Darüber hinaus ist Twer auch noch Verleger des Paul Parey Zeitschriftenverlags, dessen diverse Special-Interest-Titel zusammen auf eine Auflage von mehreren hunderttausend Exemplaren kommen. Zu seinem Portfolio gehören dabei solche Perlen des Journalismus wie Wild und Hund, die Deutsche Jagd-Zeitung, Fisch & Fang – und natürlich Der Raubfisch. Auch der „Große Visier-Waffenkalender“ fehlt nicht im Sortiment. Passend zu seiner Reiter-Revue leistet sich Twer zudem noch in Bremberg im Taunus das Vergnügen eines eigenen Pferderennstalls, der sich im vergangenen Jahr als erster rheinland-pfälzischer für das Finale des „Westdeutschen Championats der Berufsreiter“ qualifizierte.

Doch solche Triumphe sind längst nicht die Regel: Twer tummle „sich halt in vielen Bereichen – und nicht immer sehr erfolgreich“, formuliert Ver.di-Sprecher Dehnert diplomatisch. Um das sich zunächst offenbar gut anlassende Engagement in Tschechien, wo die Verlagstochter MRV Bohemia laut Eigenwerbung zu den führenden Zeitungsgruppen gehört, ist es in letzter Zeit recht still geworden: Dass sich der Zeitungsmarkt nicht wie erwartet entwickelt habe, gestand Twer immerhin ein. Mitarbeiter sprechen von Millionenverlusten, die nicht unmaßgeblich zu der jetzigen prekären finanziellen Situation des Mutterhauses beigetragen hätten.
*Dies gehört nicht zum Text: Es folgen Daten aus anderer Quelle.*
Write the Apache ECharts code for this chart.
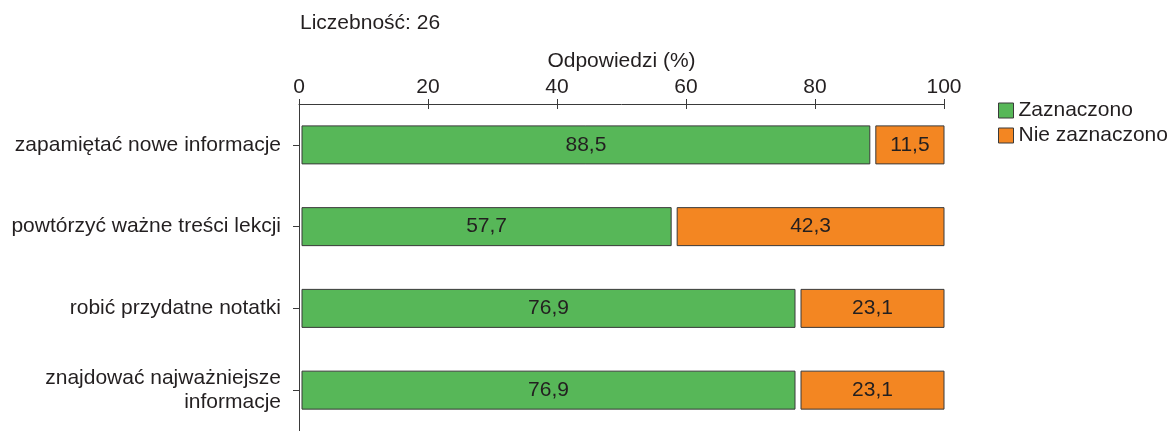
<!DOCTYPE html>
<html>
<head>
<meta charset="utf-8">
<script src="https://cdn.jsdelivr.net/npm/echarts@6/dist/echarts.min.js"></script>
<style>
  html, body { margin: 0; padding: 0; background: #fff; }
  #chart { width: 1170px; height: 431px; }
</style>
</head>
<body>
<div id="chart"></div>
<script>
'use strict';

const categories = [
    'zapamiętać nowe informacje',
    'powtórzyć ważne treści lekcji',
    'robić przydatne notatki',
    'znajdować najważniejsze\ninformacje'
];
const zaznaczono = [88.5, 57.7, 76.9, 76.9];
const nieZaznaczono = [11.5, 42.3, 23.1, 23.1];
const xTicks = [0, 20, 40, 60, 80, 100];

const font = '"Liberation Sans", Arial, sans-serif';
const textColor = '#231f20';
const fontSize = 21;
const fmt = (v) => v.toFixed(1).replace('.', ',');

/*
 * Each bar is drawn as a separate box with a small gap, as in the original.
 */
const makeRender = (fill, insetLeft) => (params, api) => {
    const cat = api.value(0);
    const p0 = api.coord([api.value(1), cat]);
    const p1 = api.coord([api.value(2), cat]);
    const h = 38;
    const x = p0[0] + insetLeft;
    return {
        type: 'rect',
        shape: { x: x, y: p0[1] - h / 2, width: p1[0] - x, height: h },
        style: { fill: fill, stroke: '#3a3a3a', lineWidth: 1 },
        textContent: {
            style: {
                text: fmt(api.value(2) - api.value(1)),
                fontFamily: font,
                fontSize: fontSize,
                fill: textColor
            }
        },
        textConfig: { position: 'inside' }
    };
};

const greenData = categories.map((c, i) => [i, 0, zaznaczono[i]]);
const orangeData = categories.map((c, i) => [i, zaznaczono[i], zaznaczono[i] + nieZaznaczono[i]]);

const chart = echarts.init(document.getElementById('chart'));
chart.setOption({
    animation: false,
    textStyle: { fontFamily: font, color: textColor },
    title: {
        text: 'Liczebność: 26',
        left: 295,
        top: 8,
        textStyle: { fontFamily: font, fontSize: fontSize, fontWeight: 'normal', color: textColor }
    },
    legend: {
        orient: 'vertical',
        left: 993,
        top: 95,
        itemWidth: 15,
        itemHeight: 15,
        itemGap: 4,
        icon: 'rect',
        itemStyle: { borderColor: '#3a3a3a', borderWidth: 1 },
        textStyle: { fontFamily: font, fontSize: fontSize, lineHeight: 21, color: textColor, padding: [0, 0, 0, 0] },
        data: ['Zaznaczono', 'Nie zaznaczono']
    },
    grid: { left: 299, right: 226, top: 104, bottom: -5 },
    xAxis: [{
        type: 'value',
        position: 'top',
        min: xTicks[0],
        max: xTicks[xTicks.length - 1],
        interval: 20,
        name: 'Odpowiedzi (%)',
        nameLocation: 'middle',
        nameGap: 31,
        nameTextStyle: { fontFamily: font, fontSize: fontSize, color: textColor },
        axisLine: { show: true, lineStyle: { color: '#3a3a3a', width: 1 } },
        axisTick: { show: true, length: 5, lineStyle: { color: '#3a3a3a' } },
        axisLabel: { fontFamily: font, fontSize: fontSize, color: textColor, margin: 6 },
        splitLine: { show: false }
    }, {
        type: 'value',
        position: 'top',
        min: xTicks[0],
        max: xTicks[xTicks.length - 1],
        interval: 20,
        axisLine: { show: false },
        axisTick: { show: true, inside: true, length: 5, lineStyle: { color: '#3a3a3a' } },
        axisLabel: { show: false },
        splitLine: { show: false }
    }],
    yAxis: {
        type: 'category',
        inverse: true,
        data: categories,
        axisLine: { show: true, lineStyle: { color: '#3a3a3a', width: 1 } },
        axisTick: { show: true, alignWithLabel: true, length: 6, lineStyle: { color: '#3a3a3a' } },
        axisLabel: { fontFamily: font, fontSize: fontSize, color: textColor, margin: 18, lineHeight: 24, align: 'right' }
    },
    series: [{
        name: 'Zaznaczono',
        type: 'custom',
        itemStyle: { color: '#57b758' },
        encode: { x: [1, 2], y: 0 },
        renderItem: makeRender('#57b758', 3),
        data: greenData
    }, {
        name: 'Nie zaznaczono',
        type: 'custom',
        itemStyle: { color: '#f38622' },
        encode: { x: [1, 2], y: 0 },
        renderItem: makeRender('#f38622', 6),
        data: orangeData
    }]
});
</script>
</body>
</html>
Für die Journalistengewerkschaften steht jedenfalls fest, dass die gegenwärtige Krise vor allem selbst verschuldet ist: „Das Unternehmen hat nach haarsträubenden Fehlentscheidungen die jetzige Situation zu verantworten“, sagt der stellvertretende Ver.di-Landesbezirksleiter Achim Schulze. Doch wie schlecht es wirklich aussieht, weiß auch er nicht. Der Protest geht jedenfalls weiter – auch wenn es vor Ort keiner mitbekommt. Außer man liest die Bild-Zeitung.